03-21-2012 12:35 PM
@Steve Chandler wrote:
You can imagine how good it must have felt to see it come alive after that many saves.
No you know how Dr. Frankenstein must have felt. 😄
03-21-2012 10:36 PM - edited 03-21-2012 10:36 PM
@altenbach wrote:
What we need is a fully graphical implementation of regular expressions. No characters allowed! 😄
^W[.]+$[:D]
03-22-2012 11:57 AM
@altenbach wrote:
@Steve Chandler wrote:
You can imagine how good it must have felt to see it come alive after that many saves.
No you know how Dr. Frankenstein must have felt. 😄
03-22-2012 12:09 PM
@Robert Cole wrote:
@altenbach wrote:
@Steve Chandler wrote:
You can imagine how good it must have felt to see it come alive after that many saves.

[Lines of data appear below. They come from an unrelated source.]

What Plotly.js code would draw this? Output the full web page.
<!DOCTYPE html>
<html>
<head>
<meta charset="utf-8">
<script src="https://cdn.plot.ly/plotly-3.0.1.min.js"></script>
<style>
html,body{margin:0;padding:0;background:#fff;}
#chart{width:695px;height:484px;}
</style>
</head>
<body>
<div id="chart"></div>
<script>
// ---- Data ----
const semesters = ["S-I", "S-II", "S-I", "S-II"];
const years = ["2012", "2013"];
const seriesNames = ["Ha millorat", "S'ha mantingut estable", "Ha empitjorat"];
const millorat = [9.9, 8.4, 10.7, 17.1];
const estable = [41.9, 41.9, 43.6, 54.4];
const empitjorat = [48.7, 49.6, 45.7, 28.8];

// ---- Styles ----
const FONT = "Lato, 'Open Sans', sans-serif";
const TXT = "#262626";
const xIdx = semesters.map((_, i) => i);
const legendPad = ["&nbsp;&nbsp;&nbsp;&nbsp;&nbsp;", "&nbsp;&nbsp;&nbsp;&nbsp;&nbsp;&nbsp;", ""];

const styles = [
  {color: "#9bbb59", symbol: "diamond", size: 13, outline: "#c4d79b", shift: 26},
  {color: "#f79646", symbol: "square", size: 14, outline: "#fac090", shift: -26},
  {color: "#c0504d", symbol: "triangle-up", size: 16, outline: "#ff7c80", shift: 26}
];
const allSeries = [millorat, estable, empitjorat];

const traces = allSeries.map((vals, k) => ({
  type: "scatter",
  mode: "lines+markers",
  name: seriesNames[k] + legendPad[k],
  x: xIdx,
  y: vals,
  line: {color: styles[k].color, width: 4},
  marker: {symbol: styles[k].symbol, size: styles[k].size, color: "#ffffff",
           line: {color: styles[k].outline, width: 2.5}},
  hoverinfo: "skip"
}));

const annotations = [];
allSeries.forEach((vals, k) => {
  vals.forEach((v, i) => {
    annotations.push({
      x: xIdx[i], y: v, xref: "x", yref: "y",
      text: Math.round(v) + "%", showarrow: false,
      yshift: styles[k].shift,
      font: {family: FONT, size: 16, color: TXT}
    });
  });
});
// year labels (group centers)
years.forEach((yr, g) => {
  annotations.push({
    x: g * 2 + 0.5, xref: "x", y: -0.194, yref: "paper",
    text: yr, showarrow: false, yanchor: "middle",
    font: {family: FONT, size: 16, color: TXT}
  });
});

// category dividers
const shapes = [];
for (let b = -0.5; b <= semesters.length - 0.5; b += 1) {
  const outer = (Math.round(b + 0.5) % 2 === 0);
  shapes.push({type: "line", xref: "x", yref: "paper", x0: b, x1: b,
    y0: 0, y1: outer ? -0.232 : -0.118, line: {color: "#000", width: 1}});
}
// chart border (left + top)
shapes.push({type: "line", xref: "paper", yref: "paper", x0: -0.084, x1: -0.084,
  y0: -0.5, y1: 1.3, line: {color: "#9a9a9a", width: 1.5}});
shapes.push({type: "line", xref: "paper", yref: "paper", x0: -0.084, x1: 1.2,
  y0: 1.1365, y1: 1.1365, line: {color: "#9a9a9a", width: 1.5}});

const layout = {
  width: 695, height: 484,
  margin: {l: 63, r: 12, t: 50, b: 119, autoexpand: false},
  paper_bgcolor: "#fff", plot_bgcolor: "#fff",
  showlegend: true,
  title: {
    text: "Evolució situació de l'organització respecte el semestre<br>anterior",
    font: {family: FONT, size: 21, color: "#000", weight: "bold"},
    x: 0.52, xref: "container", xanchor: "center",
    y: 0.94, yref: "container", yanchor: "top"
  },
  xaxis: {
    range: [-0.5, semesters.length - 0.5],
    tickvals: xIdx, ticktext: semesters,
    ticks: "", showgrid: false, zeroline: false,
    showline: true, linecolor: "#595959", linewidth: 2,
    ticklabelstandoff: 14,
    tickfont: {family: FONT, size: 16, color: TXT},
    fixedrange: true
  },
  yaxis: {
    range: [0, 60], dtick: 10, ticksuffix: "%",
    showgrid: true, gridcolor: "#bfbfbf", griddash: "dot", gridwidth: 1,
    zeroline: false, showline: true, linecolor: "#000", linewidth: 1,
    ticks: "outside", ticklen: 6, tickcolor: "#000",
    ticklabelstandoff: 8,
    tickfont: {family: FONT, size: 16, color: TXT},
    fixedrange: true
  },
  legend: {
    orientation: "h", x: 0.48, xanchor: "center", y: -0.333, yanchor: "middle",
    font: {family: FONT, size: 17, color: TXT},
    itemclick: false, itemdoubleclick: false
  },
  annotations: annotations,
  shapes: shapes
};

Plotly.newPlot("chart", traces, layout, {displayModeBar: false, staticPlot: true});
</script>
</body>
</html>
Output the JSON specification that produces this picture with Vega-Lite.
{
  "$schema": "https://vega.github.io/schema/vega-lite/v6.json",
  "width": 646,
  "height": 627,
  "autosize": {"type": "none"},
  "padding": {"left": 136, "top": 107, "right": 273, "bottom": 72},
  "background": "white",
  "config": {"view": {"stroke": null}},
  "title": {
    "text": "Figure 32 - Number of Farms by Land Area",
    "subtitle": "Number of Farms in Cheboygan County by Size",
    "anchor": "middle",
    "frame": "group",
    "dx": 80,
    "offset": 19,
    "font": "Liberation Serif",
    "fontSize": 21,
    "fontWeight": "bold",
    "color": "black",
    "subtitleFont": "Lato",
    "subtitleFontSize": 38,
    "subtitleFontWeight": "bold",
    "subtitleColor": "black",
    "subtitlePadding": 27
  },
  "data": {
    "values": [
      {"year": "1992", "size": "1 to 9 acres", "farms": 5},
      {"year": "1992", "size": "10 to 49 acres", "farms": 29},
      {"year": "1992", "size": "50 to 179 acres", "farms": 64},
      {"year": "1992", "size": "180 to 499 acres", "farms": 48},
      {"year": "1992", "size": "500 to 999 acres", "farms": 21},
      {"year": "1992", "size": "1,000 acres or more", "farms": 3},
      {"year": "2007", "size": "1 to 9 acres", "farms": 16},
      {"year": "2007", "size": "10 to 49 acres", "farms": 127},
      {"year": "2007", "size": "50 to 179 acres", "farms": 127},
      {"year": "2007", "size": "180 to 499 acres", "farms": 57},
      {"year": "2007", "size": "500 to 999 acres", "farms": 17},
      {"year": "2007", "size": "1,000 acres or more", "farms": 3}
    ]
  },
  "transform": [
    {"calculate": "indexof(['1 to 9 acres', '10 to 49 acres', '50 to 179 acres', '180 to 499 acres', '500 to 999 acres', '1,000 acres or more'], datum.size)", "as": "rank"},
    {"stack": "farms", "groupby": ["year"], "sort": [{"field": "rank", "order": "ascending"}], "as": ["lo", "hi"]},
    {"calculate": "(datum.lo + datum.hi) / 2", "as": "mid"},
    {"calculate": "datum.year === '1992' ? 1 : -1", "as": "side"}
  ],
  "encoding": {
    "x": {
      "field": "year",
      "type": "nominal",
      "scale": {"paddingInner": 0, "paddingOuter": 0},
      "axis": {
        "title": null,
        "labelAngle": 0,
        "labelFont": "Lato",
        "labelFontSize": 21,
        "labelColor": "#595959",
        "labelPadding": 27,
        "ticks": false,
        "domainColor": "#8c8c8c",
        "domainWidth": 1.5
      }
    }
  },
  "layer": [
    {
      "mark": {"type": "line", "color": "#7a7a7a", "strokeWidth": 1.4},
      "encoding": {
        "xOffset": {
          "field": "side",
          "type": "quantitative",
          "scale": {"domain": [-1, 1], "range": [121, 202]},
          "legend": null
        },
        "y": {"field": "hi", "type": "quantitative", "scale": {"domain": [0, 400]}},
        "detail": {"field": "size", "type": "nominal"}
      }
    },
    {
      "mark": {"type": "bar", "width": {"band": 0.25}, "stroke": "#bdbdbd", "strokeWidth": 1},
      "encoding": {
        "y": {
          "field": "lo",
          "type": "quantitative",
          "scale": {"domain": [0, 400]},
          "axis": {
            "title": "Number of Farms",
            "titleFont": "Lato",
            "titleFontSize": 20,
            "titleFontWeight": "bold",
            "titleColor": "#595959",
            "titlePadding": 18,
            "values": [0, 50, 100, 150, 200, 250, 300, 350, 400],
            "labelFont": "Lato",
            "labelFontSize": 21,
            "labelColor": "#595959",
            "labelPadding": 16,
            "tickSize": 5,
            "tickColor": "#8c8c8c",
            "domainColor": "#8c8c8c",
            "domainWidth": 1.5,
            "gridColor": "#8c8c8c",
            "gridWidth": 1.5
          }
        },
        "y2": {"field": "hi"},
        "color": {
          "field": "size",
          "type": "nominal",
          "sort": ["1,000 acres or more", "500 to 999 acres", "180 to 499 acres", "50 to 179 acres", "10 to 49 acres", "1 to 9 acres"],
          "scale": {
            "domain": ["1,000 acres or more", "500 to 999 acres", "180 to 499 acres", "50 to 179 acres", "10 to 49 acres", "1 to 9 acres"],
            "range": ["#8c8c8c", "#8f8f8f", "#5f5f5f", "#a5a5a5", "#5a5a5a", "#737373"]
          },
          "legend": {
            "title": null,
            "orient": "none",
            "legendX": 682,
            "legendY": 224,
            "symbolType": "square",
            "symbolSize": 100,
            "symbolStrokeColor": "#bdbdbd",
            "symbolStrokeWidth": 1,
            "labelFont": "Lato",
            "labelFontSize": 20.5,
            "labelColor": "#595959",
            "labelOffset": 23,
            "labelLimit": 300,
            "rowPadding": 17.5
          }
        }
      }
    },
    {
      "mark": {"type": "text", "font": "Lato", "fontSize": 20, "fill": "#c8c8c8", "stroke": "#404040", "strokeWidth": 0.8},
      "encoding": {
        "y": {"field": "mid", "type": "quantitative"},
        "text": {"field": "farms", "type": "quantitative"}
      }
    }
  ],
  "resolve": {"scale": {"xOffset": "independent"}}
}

No you know how Dr. Frankenstein must have felt. 😄
Don't we all feel this way with our projects?
And looking at this the "Young Frankenstien" must have felt these (NSFW)?
03-22-2012 12:15 PM
I should stress that while Steve's creation does indeed bring the dead back to life, there are no moving parts.
03-27-2012 06:19 AM
You finally got LV to run on a Commodore 64?
03-27-2012 07:45 AM
@Wayne.C wrote:
You finally got LV to run on a Commodore 64?
Or maybe the other way around?
03-27-2012 08:46 AM
04-25-2012 02:15 PM
did u use Eureka RFID? as far as i know, labview doesn't include the driver of Eureka RFID. do u have a solution of that?
04-26-2012 07:13 AM
When I use to code Matlab, we did what we called the "Engineering Dance" for Eureka moments. A nerdy,embarassing dance that was only done in view of teammates.
This eventually created a function called "dance()". This was placed at the end of a LONG coding spree that we were testing for the first time. If it ever eached the end, the function would display this image, usually with the word "BOOYAH" overlayed.